My ambition is to become a professor of Literature, and I intend on pursuing admission to some form of graduate school for Fall 2019.
As I get closer to really starting the application process in earnest, I'm kind of overwhelmed by uncertainty about the whole thing. The big question on my mind is whether or not my grades are even close to being good enough. My overall GPA is about 3.35. In the major (English), I'm at a 3.66. I have confidence in my ability to do graduate level work, and my advisor and professor has insisted that I'm a good candidate for graduate study, but I'm worried that my grades don't reflect that, particularly when reading anecdotes on here about people with 3.9 GPAs getting turned down by multiple schools...

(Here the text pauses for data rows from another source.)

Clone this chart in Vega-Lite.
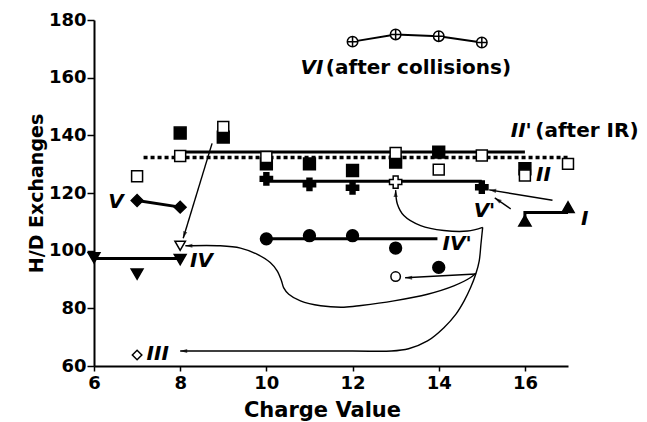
{
  "$schema": "https://vega.github.io/schema/vega-lite/v6.json",
  "width": 474,
  "height": 346,
  "autosize": {"type": "none"},
  "padding": {"left": 94, "top": 20, "right": 79, "bottom": 56},
  "background": "white",
  "config": {
    "view": {"stroke": null},
    "axis": {
      "grid": false,
      "domainColor": "black",
      "domainWidth": 2,
      "tickColor": "black",
      "tickWidth": 1.5,
      "labelFont": "DejaVu Sans",
      "labelFontWeight": "bold",
      "labelFontSize": 18,
      "labelColor": "black",
      "titleFont": "DejaVu Sans",
      "titleFontWeight": "bold",
      "titleFontSize": 19,
      "titleColor": "black"
    }
  },
  "datasets": {
    "points": [
      {"series": "II", "x": 8, "y": 140.8},
      {"series": "II", "x": 9, "y": 139.4},
      {"series": "II", "x": 10, "y": 130.1},
      {"series": "II", "x": 11, "y": 130.1},
      {"series": "II", "x": 12, "y": 127.8},
      {"series": "II", "x": 13, "y": 130.7},
      {"series": "II", "x": 14, "y": 134.2},
      {"series": "II", "x": 16, "y": 128.4},
      {"series": "II'", "x": 7, "y": 125.8},
      {"series": "II'", "x": 8, "y": 132.8},
      {"series": "II'", "x": 9, "y": 142.9},
      {"series": "II'", "x": 10, "y": 132.5},
      {"series": "II'", "x": 13, "y": 133.9},
      {"series": "II'", "x": 14, "y": 128.1},
      {"series": "II'", "x": 15, "y": 133.0},
      {"series": "II'", "x": 16, "y": 126.1},
      {"series": "II'", "x": 17, "y": 130.1},
      {"series": "I", "x": 16, "y": 110.4},
      {"series": "I", "x": 17, "y": 115.1},
      {"series": "III", "x": 7, "y": 63.8},
      {"series": "IV", "x": 6, "y": 97.5},
      {"series": "IV", "x": 7, "y": 91.9},
      {"series": "IV", "x": 8, "y": 96.9},
      {"series": "IV (open)", "x": 8, "y": 101.7},
      {"series": "IV'", "x": 10, "y": 104.1},
      {"series": "IV'", "x": 11, "y": 105.2},
      {"series": "IV'", "x": 12, "y": 105.2},
      {"series": "IV'", "x": 13, "y": 100.9},
      {"series": "IV'", "x": 14, "y": 94.2},
      {"series": "IV' (open)", "x": 13, "y": 91.0},
      {"series": "V", "x": 7, "y": 117.4},
      {"series": "V", "x": 8, "y": 115.1},
      {"series": "V'", "x": 10, "y": 124.9},
      {"series": "V'", "x": 11, "y": 123.0},
      {"series": "V'", "x": 12, "y": 121.8},
      {"series": "V'", "x": 15, "y": 122.0},
      {"series": "V' (open)", "x": 13, "y": 123.8},
      {"series": "VI", "x": 12, "y": 172.5},
      {"series": "VI", "x": 13, "y": 175.0},
      {"series": "VI", "x": 14, "y": 174.4},
      {"series": "VI", "x": 15, "y": 172.2}
    ],
    "seriesLines": [
      {"line": "VI", "i": 0, "x": 12, "y": 172.5},
      {"line": "VI", "i": 1, "x": 13, "y": 175.0},
      {"line": "VI", "i": 2, "x": 14, "y": 174.4},
      {"line": "VI", "i": 3, "x": 15, "y": 172.2},
      {"line": "II", "i": 0, "x": 8, "y": 134.2},
      {"line": "II", "i": 1, "x": 16, "y": 134.2},
      {"line": "II'", "i": 0, "x": 7.15, "y": 132.3},
      {"line": "II'", "i": 1, "x": 17, "y": 132.3},
      {"line": "V'", "i": 0, "x": 10, "y": 124.1},
      {"line": "V'", "i": 1, "x": 15, "y": 124.1},
      {"line": "IV'", "i": 0, "x": 10, "y": 104.1},
      {"line": "IV'", "i": 1, "x": 13.97, "y": 104.1},
      {"line": "IV", "i": 0, "x": 6, "y": 97.3},
      {"line": "IV", "i": 1, "x": 8, "y": 97.3},
      {"line": "V", "i": 0, "x": 7, "y": 117.4},
      {"line": "V", "i": 1, "x": 8, "y": 115.1},
      {"line": "I", "i": 0, "x": 16, "y": 110.5},
      {"line": "I", "i": 1, "x": 16, "y": 113.2},
      {"line": "I", "i": 2, "x": 17, "y": 113.2}
    ],
    "arrows": [
      {"arrow": "a1", "i": 0, "x": 8.74, "y": 137.2},
      {"arrow": "a1", "i": 1, "x": 8.07, "y": 104.3},
      {"arrow": "a2", "i": 0, "x": 14.86, "y": 92.2},
      {"arrow": "a2", "i": 1, "x": 14.74, "y": 90.7},
      {"arrow": "a2", "i": 2, "x": 14.35, "y": 87.8},
      {"arrow": "a2", "i": 3, "x": 13.74, "y": 84.9},
      {"arrow": "a2", "i": 4, "x": 12.96, "y": 82.6},
      {"arrow": "a2", "i": 5, "x": 12.2, "y": 81.0},
      {"arrow": "a2", "i": 6, "x": 11.8, "y": 80.4},
      {"arrow": "a2", "i": 7, "x": 11.26, "y": 80.9},
      {"arrow": "a2", "i": 8, "x": 10.79, "y": 82.6},
      {"arrow": "a2", "i": 9, "x": 10.52, "y": 84.9},
      {"arrow": "a2", "i": 10, "x": 10.4, "y": 87.2},
      {"arrow": "a2", "i": 11, "x": 10.35, "y": 89.6},
      {"arrow": "a2", "i": 12, "x": 10.25, "y": 93.0},
      {"arrow": "a2", "i": 13, "x": 10.09, "y": 95.9},
      {"arrow": "a2", "i": 14, "x": 9.78, "y": 98.8},
      {"arrow": "a2", "i": 15, "x": 9.4, "y": 100.9},
      {"arrow": "a2", "i": 16, "x": 8.93, "y": 101.7},
      {"arrow": "a2", "i": 17, "x": 8.12, "y": 101.7},
      {"arrow": "a3", "i": 0, "x": 15.02, "y": 108.1},
      {"arrow": "a3", "i": 1, "x": 14.98, "y": 102.3},
      {"arrow": "a3", "i": 2, "x": 14.94, "y": 96.5},
      {"arrow": "a3", "i": 3, "x": 14.86, "y": 91.9},
      {"arrow": "a3", "i": 4, "x": 14.74, "y": 87.2},
      {"arrow": "a3", "i": 5, "x": 14.59, "y": 82.6},
      {"arrow": "a3", "i": 6, "x": 14.4, "y": 78.0},
      {"arrow": "a3", "i": 7, "x": 14.12, "y": 73.3},
      {"arrow": "a3", "i": 8, "x": 13.74, "y": 68.7},
      {"arrow": "a3", "i": 9, "x": 13.3, "y": 66.0},
      {"arrow": "a3", "i": 10, "x": 12.9, "y": 65.2},
      {"arrow": "a3", "i": 11, "x": 12.0, "y": 65.2},
      {"arrow": "a3", "i": 12, "x": 8.0, "y": 65.2},
      {"arrow": "a4", "i": 0, "x": 15.02, "y": 108.1},
      {"arrow": "a4", "i": 1, "x": 14.67, "y": 106.8},
      {"arrow": "a4", "i": 2, "x": 14.12, "y": 107.0},
      {"arrow": "a4", "i": 3, "x": 13.58, "y": 108.7},
      {"arrow": "a4", "i": 4, "x": 13.19, "y": 112.2},
      {"arrow": "a4", "i": 5, "x": 13.04, "y": 116.2},
      {"arrow": "a4", "i": 6, "x": 13.0, "y": 121.0},
      {"arrow": "a5", "i": 0, "x": 14.86, "y": 91.9},
      {"arrow": "a5", "i": 1, "x": 13.22, "y": 90.6},
      {"arrow": "a6", "i": 0, "x": 16.64, "y": 117.5},
      {"arrow": "a6", "i": 1, "x": 15.17, "y": 121.1},
      {"arrow": "a7", "i": 0, "x": 15.67, "y": 114.5},
      {"arrow": "a7", "i": 1, "x": 15.3, "y": 118.3}
    ],
    "tips": [
      {"arrow": "a1", "x": 8.07, "y": 104.3},
      {"arrow": "a2", "x": 8.12, "y": 101.7},
      {"arrow": "a3", "x": 8.0, "y": 65.2},
      {"arrow": "a4", "x": 13.0, "y": 121.0},
      {"arrow": "a5", "x": 13.22, "y": 90.6},
      {"arrow": "a6", "x": 15.17, "y": 121.1},
      {"arrow": "a7", "x": 15.3, "y": 118.3}
    ],
    "labels": [
      {"text": "VI", "x": 10.79, "y": 163.5},
      {"text": "II'", "x": 15.67, "y": 141.4},
      {"text": "II", "x": 16.26, "y": 126.1},
      {"text": "V", "x": 6.33, "y": 116.8},
      {"text": "IV", "x": 8.23, "y": 96.5},
      {"text": "IV'", "x": 14.09, "y": 102.4},
      {"text": "V'", "x": 14.81, "y": 113.9},
      {"text": "I", "x": 17.3, "y": 111.1},
      {"text": "III", "x": 7.22, "y": 64.2}
    ],
    "notes": [
      {"text": "(after  collisions)", "x": 11.38, "y": 163.5},
      {"text": "(after  IR)", "x": 16.24, "y": 141.4}
    ]
  },
  "encoding": {
    "x": {
      "field": "x",
      "type": "quantitative",
      "scale": {"domain": [6, 17], "nice": false, "zero": false},
      "axis": {"values": [6, 8, 10, 12, 14, 16], "tickSize": 5, "labelPadding": 3, "title": "Charge  Value", "titleFontSize": 21, "titleX": 228, "titlePadding": 7, "labelFlush": false}
    },
    "y": {
      "field": "y",
      "type": "quantitative",
      "scale": {"domain": [60, 180], "nice": false, "zero": false},
      "axis": {"values": [60, 80, 100, 120, 140, 160, 180], "tickSize": 7, "labelPadding": 1, "title": "H/D Exchanges", "titlePadding": 2, "labelFlush": false}
    }
  },
  "layer": [
    {
      "data": {"name": "seriesLines"},
      "transform": [{"filter": "datum.line != 'VI' && datum.line != \"II'\""}],
      "mark": {"type": "line", "color": "black", "strokeWidth": 3, "interpolate": "linear"},
      "encoding": {"detail": {"field": "line"}, "order": {"field": "i"}}
    },
    {
      "data": {"name": "seriesLines"},
      "transform": [{"filter": "datum.line == \"II'\""}],
      "mark": {"type": "line", "color": "black", "strokeWidth": 3.5, "strokeDash": [4, 3], "strokeCap": "butt"},
      "encoding": {"detail": {"field": "line"}, "order": {"field": "i"}}
    },
    {
      "data": {"name": "seriesLines"},
      "transform": [{"filter": "datum.line == 'VI'"}],
      "mark": {"type": "line", "color": "black", "strokeWidth": 2},
      "encoding": {"detail": {"field": "line"}, "order": {"field": "i"}}
    },
    {
      "data": {"name": "arrows"},
      "transform": [{"filter": "datum.arrow != 'a1' && datum.arrow != 'a5' && datum.arrow != 'a6' && datum.arrow != 'a7'"}],
      "mark": {"type": "line", "color": "black", "strokeWidth": 1.4, "interpolate": "catmull-rom"},
      "encoding": {"detail": {"field": "arrow"}, "order": {"field": "i"}}
    },
    {
      "data": {"name": "arrows"},
      "transform": [{"filter": "datum.arrow == 'a1' || datum.arrow == 'a5' || datum.arrow == 'a6' || datum.arrow == 'a7'"}],
      "mark": {"type": "line", "color": "black", "strokeWidth": 1.4},
      "encoding": {"detail": {"field": "arrow"}, "order": {"field": "i"}}
    },
    {
      "data": {"name": "tips"},
      "transform": [{"filter": "datum.arrow == 'a2' || datum.arrow == 'a3' || datum.arrow == 'a5'"}],
      "mark": {"type": "point", "shape": "M0,0L0.6,2L-0.6,2Z", "size": 49, "filled": true, "color": "black", "angle": 270},
      "encoding": {}
    },
    {
      "data": {"name": "tips"},
      "transform": [{"filter": "datum.arrow == 'a4'"}],
      "mark": {"type": "point", "shape": "M0,0L0.6,2L-0.6,2Z", "size": 49, "filled": true, "color": "black", "angle": 0},
      "encoding": {}
    },
    {
      "data": {"name": "tips"},
      "transform": [{"filter": "datum.arrow == 'a1'"}],
      "mark": {"type": "point", "shape": "M0,0L0.6,2L-0.6,2Z", "size": 49, "filled": true, "color": "black", "angle": 197},
      "encoding": {}
    },
    {
      "data": {"name": "tips"},
      "transform": [{"filter": "datum.arrow == 'a6'"}],
      "mark": {"type": "point", "shape": "M0,0L0.6,2L-0.6,2Z", "size": 49, "filled": true, "color": "black", "angle": 279},
      "encoding": {}
    },
    {
      "data": {"name": "tips"},
      "transform": [{"filter": "datum.arrow == 'a7'"}],
      "mark": {"type": "point", "shape": "M0,0L0.6,2L-0.6,2Z", "size": 49, "filled": true, "color": "black", "angle": 304},
      "encoding": {}
    },
    {
      "data": {"name": "points"},
      "mark": {"type": "point", "stroke": "black", "strokeWidth": 1.5, "opacity": 1, "fillOpacity": 1},
      "encoding": {
        "shape": {
          "field": "series", "type": "nominal", "legend": null,
          "scale": {
            "domain": ["I", "II", "II'", "III", "IV", "IV (open)", "IV'", "IV' (open)", "V", "V'", "V' (open)", "VI"],
            "range": ["triangle-up", "square", "square", "diamond", "triangle-down", "triangle-down", "circle", "circle", "diamond", "cross", "cross", "M-1,0A1,1,0,1,0,1,0A1,1,0,1,0,-1,0ZM-1,0L1,0M0,-1L0,1"]
          }
        },
        "fill": {
          "field": "series", "type": "nominal", "legend": null,
          "scale": {
            "domain": ["I", "II", "II'", "III", "IV", "IV (open)", "IV'", "IV' (open)", "V", "V'", "V' (open)", "VI"],
            "range": ["black", "black", "white", "white", "black", "white", "black", "white", "black", "black", "white", "white"]
          }
        },
        "size": {
          "field": "series", "type": "ordinal", "legend": null,
          "scale": {
            "type": "ordinal",
            "domain": ["I", "II", "II'", "III", "IV", "IV (open)", "IV'", "IV' (open)", "V", "V'", "V' (open)", "VI"],
            "range": [150, 140, 120, 90, 140, 110, 140, 90, 140, 150, 150, 110]
          }
        }
      }
    },
    {
      "data": {"name": "labels"},
      "mark": {"type": "text", "font": "DejaVu Sans", "fontWeight": "bold", "fontStyle": "italic", "fontSize": 20, "align": "left", "baseline": "middle", "color": "black"},
      "encoding": {"text": {"field": "text"}}
    },
    {
      "data": {"name": "notes"},
      "mark": {"type": "text", "font": "DejaVu Sans", "fontWeight": "bold", "fontSize": 20, "align": "left", "baseline": "middle", "color": "black"},
      "encoding": {"text": {"field": "text"}}
    }
  ]
}
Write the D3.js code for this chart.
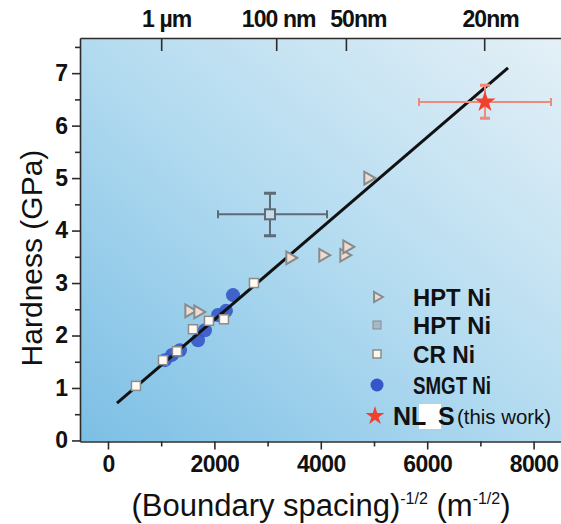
<!DOCTYPE html>
<html>
<head>
<meta charset="utf-8">
<script src="https://cdn.jsdelivr.net/npm/d3@7"></script>
<style>
  body { margin: 0; background: #fff; }
  text { font-family: "Liberation Sans", Arial, sans-serif; fill: #111; }
</style>
</head>
<body>
<svg id="chart" width="561" height="524"></svg>
<script>
// values: [x (m^-1/2), hardness (GPa)]
const hptTriangles = [[1523, 2.47], [1692, 2.45], [3421, 3.48], [4041, 3.53], [4436, 3.53], [4492, 3.69], [4887, 5.0]];
const crNi = [[526, 1.04], [1034, 1.53], [1297, 1.70], [1598, 2.12], [1898, 2.28], [2180, 2.31], [2744, 3.0]];
const smgtNi = [[1071, 1.53], [1203, 1.63], [1353, 1.72], [1692, 1.91], [1823, 2.10], [2068, 2.39], [2218, 2.47], [2350, 2.77]];
const hptSquare = [{ x: 3045, h: 4.31, xLo: 2068, xHi: 4117, hLo: 3.90, hHi: 4.71 }];
const nls = [{ x: 7086, h: 6.45, xLo: 5846, xHi: 8327, hLo: 6.14, hHi: 6.77 }];
const fitLine = [[169, 0.71], [7519, 7.10]];

const xTicks = [0, 2000, 4000, 6000, 8000];
const xMinor = [1000, 3000, 5000, 7000];
const yTicks = [0, 1, 2, 3, 4, 5, 6, 7];
const yMinor = [0.5, 1.5, 2.5, 3.5, 4.5, 5.5, 6.5, 7.5];
const topTicks = [1000, 3162, 4472, 7071];
const topLabels = ["1 µm", "100 nm", "50nm", "20nm"];
const legendLabels = ["HPT Ni", "HPT Ni", "CR Ni", "SMGT Ni", "NLS"];

const svg = d3.select("#chart");

const mLeft = 80, mRight = 561, mTop = 38, mBottom = 441.5;

const x = d3.scaleLinear().domain([-526, 8515]).range([mLeft, mRight]);
const y = d3.scaleLinear().domain([-0.02, 7.67]).range([mBottom, mTop]);

// background gradient
const defs = svg.append("defs");
const grad = defs.append("linearGradient")
  .attr("id", "bg")
  .attr("x1", 0).attr("y1", 1)
  .attr("x2", 1).attr("y2", 0);
grad.append("stop").attr("offset", "0%").attr("stop-color", "#7cbfe5");
grad.append("stop").attr("offset", "50%").attr("stop-color", "#b3dbf0");
grad.append("stop").attr("offset", "100%").attr("stop-color", "#e4f0f7");

defs.append("clipPath").attr("id", "clip")
  .append("rect")
  .attr("x", mLeft).attr("y", mTop)
  .attr("width", mRight - mLeft).attr("height", mBottom - mTop);

svg.append("rect")
  .attr("x", mLeft).attr("y", mTop)
  .attr("width", mRight - mLeft).attr("height", mBottom - mTop)
  .attr("fill", "url(#bg)");

// axes
const axisColor = "#2e2a2a";

function styleAxis(g, size, weight) {
  g.selectAll("path, line").attr("stroke", axisColor).attr("stroke-width", 1.6);
  g.selectAll("text")
    .attr("font-family", "'Liberation Sans', Arial, sans-serif")
    .attr("font-size", size)
    .attr("font-weight", weight)
    .attr("fill", "#111");
}

const gx = svg.append("g")
  .attr("transform", `translate(0,${mBottom})`)
  .call(d3.axisBottom(x).tickValues(xTicks).tickFormat(d3.format("d"))
    .tickSize(8).tickSizeOuter(0).tickPadding(6));
styleAxis(gx, 23, "bold");
gx.selectAll("text").attr("letter-spacing", -0.6);

svg.append("g")
  .attr("transform", `translate(0,${mBottom})`)
  .call(d3.axisBottom(x).tickValues(xMinor).tickSize(5).tickFormat(""))
  .call(g => g.select(".domain").remove())
  .call(g => styleAxis(g, 10, "normal"));

const gy = svg.append("g")
  .attr("transform", `translate(${mLeft},0)`)
  .call(d3.axisLeft(y).tickValues(yTicks).tickSize(8).tickSizeOuter(0).tickPadding(4));
styleAxis(gy, 23, "bold");

svg.append("g")
  .attr("transform", `translate(${mLeft},0)`)
  .call(d3.axisLeft(y).tickValues(yMinor).tickSize(5).tickFormat(""))
  .call(g => g.select(".domain").remove())
  .call(g => styleAxis(g, 10, "normal"));

const gt = svg.append("g")
  .attr("transform", `translate(0,${mTop})`)
  .call(d3.axisTop(x).tickValues(topTicks).tickSizeInner(-13).tickSizeOuter(0).tickPadding(11)
    .tickFormat((d, i) => topLabels[i]));
styleAxis(gt, 23, "bold");
gt.selectAll("text").attr("letter-spacing", -0.9)
  .attr("dx", (d, i) => [5, 2, 12, 6][i]);

// axis titles
const xt = svg.append("text")
  .attr("x", 321).attr("y", 516)
  .attr("text-anchor", "middle")
  .attr("font-size", 31);
xt.append("tspan").text("(Boundary spacing)");
xt.append("tspan").attr("dy", -12).attr("font-size", 16).text("-1/2");
xt.append("tspan").attr("dy", 12).text(" (m");
xt.append("tspan").attr("dy", -12).attr("font-size", 16).text("-1/2");
xt.append("tspan").attr("dy", 12).text(")");

svg.append("text")
  .attr("transform", "translate(42,258) rotate(-90)")
  .attr("text-anchor", "middle")
  .attr("font-size", 30)
  .text("Hardness (GPa)");

// plot layer
const plot = svg.append("g").attr("clip-path", "url(#clip)");

const blue = "#3556c8";
plot.selectAll("circle.smgt")
  .data(smgtNi)
  .join("circle")
  .attr("class", "smgt")
  .attr("cx", d => x(d[0]))
  .attr("cy", d => y(d[1]))
  .attr("r", 7)
  .attr("fill", blue)
  .attr("opacity", 0.9);

plot.append("path")
  .datum(fitLine)
  .attr("d", d3.line().x(d => x(d[0])).y(d => y(d[1])))
  .attr("stroke", "#111")
  .attr("stroke-width", 3)
  .attr("fill", "none");

const tri = d3.symbol().type(d3.symbolTriangle).size(70);
plot.selectAll("path.hpt")
  .data(hptTriangles)
  .join("path")
  .attr("class", "hpt")
  .attr("d", tri)
  .attr("transform", d => `translate(${x(d[0])},${y(d[1])}) rotate(90)`)
  .attr("fill", "#ecdcd4")
  .attr("stroke", "#8a8a8a")
  .attr("stroke-width", 2);

plot.selectAll("rect.cr")
  .data(crNi)
  .join("rect")
  .attr("class", "cr")
  .attr("x", d => x(d[0]) - 4.5)
  .attr("y", d => y(d[1]) - 4.5)
  .attr("width", 9).attr("height", 9)
  .attr("fill", "#fffaf2")
  .attr("stroke", "#8c8c8c")
  .attr("stroke-width", 1.5);

// error bars
function errorBars(data, color, cap) {
  const g = plot.append("g").attr("stroke", color).attr("stroke-width", 2);
  data.forEach(d => {
    g.append("line").attr("x1", x(d.xLo)).attr("x2", x(d.xHi)).attr("y1", y(d.h)).attr("y2", y(d.h));
    g.append("line").attr("x1", x(d.x)).attr("x2", x(d.x)).attr("y1", y(d.hLo)).attr("y2", y(d.hHi));
    [d.xLo, d.xHi].forEach(v => g.append("line")
      .attr("x1", x(v)).attr("x2", x(v)).attr("y1", y(d.h) - 4).attr("y2", y(d.h) + 4));
    [d.hLo, d.hHi].forEach(v => g.append("line").attr("stroke-width", 3)
      .attr("x1", x(d.x) - cap).attr("x2", x(d.x) + cap).attr("y1", y(v)).attr("y2", y(v)));
  });
}

errorBars(hptSquare, "#5d6b76", 6);
plot.selectAll("rect.hsq")
  .data(hptSquare)
  .join("rect")
  .attr("class", "hsq")
  .attr("x", d => x(d.x) - 5)
  .attr("y", d => y(d.h) - 5)
  .attr("width", 10).attr("height", 10)
  .attr("fill", "#c9dde8")
  .attr("stroke", "#5d6b76")
  .attr("stroke-width", 2);

errorBars(nls, "#f08a78", 5);
plot.selectAll("path.nls")
  .data(nls)
  .join("path")
  .attr("class", "nls")
  .attr("d", d3.symbol().type(d3.symbolStar).size(140))
  .attr("transform", d => `translate(${x(d.x)},${y(d.h)})`)
  .attr("fill", "#f0402f");

// legend
const lx = 377, tx = 413;
const rows = [297, 325, 354, 385, 416];
const widths = [78, 78, 62, 78];
const lg = svg.append("g");

lg.append("path")
  .attr("d", d3.symbol().type(d3.symbolTriangle).size(45))
  .attr("transform", `translate(${lx},${rows[0]}) rotate(90)`)
  .attr("fill", "#e6dcd6").attr("stroke", "#8a8a8a").attr("stroke-width", 2);
lg.append("rect")
  .attr("x", lx - 4).attr("y", rows[1] - 4).attr("width", 8).attr("height", 8)
  .attr("fill", "#a9b8c2").attr("stroke", "#7f8e98").attr("stroke-width", 1);
lg.append("rect")
  .attr("x", lx - 4).attr("y", rows[2] - 4).attr("width", 8).attr("height", 8)
  .attr("fill", "#fff6ea").attr("stroke", "#8c8c8c").attr("stroke-width", 1.5);
lg.append("circle")
  .attr("cx", lx).attr("cy", rows[3]).attr("r", 6.5).attr("fill", blue);
lg.append("path")
  .attr("d", d3.symbol().type(d3.symbolStar).size(110))
  .attr("transform", `translate(${lx - 2},${rows[4]})`)
  .attr("fill", "#f0402f");

lg.selectAll("text.lab")
  .data(legendLabels.slice(0, 4))
  .join("text")
  .attr("class", "lab")
  .attr("x", tx)
  .attr("y", (d, i) => rows[i] + 9)
  .attr("font-size", 24)
  .attr("font-weight", "bold")
  .attr("textLength", (d, i) => widths[i])
  .attr("lengthAdjust", "spacingAndGlyphs")
  .attr("fill", "#222")
  .text(d => d);

lg.append("rect")
  .attr("x", 419).attr("y", 404).attr("width", 22).attr("height", 25)
  .attr("fill", "#fff");
const nt = lg.append("text")
  .attr("x", 393).attr("y", rows[4] + 9)
  .attr("font-size", 25)
  .attr("font-weight", "bold")
  .attr("fill", "#111");
nt.append("tspan").text(legendLabels[4].slice(0, 2));
nt.append("tspan").attr("x", 438).text(legendLabels[4].slice(2));
lg.append("text")
  .attr("x", 457).attr("y", rows[4] + 8)
  .attr("font-size", 21)
  .attr("textLength", 94)
  .attr("lengthAdjust", "spacingAndGlyphs")
  .attr("fill", "#222")
  .text("(this work)");
</script>
</body>
</html>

So I feel really disoriented going into this. What schools should I even consider? Especially with the cost of the application process, is applying to the more prestigious programs I really connect with (i.e. Duke) just a waste of time and money for me at this stage? Even the less-prestigious Ph.D programs may be too much to ask for me. Maybe I should focus solely on getting into a non-flagship state school's MA program... but I don't want to sell myself short (if I actually do have a chance at getting into a Ph.D) and I really want to work with professors who excite me! All this with the sheer number of schools, programs, each with different standards and expectations, and a lot of financial question marks, is very overwhelming. I have an excel spreadsheet of programs of interest but it just gets longer and less coherent.
My main question is: does anyone know what steps I could take to cut down on some of this uncertainty and start to formulate a concrete strategy going forward?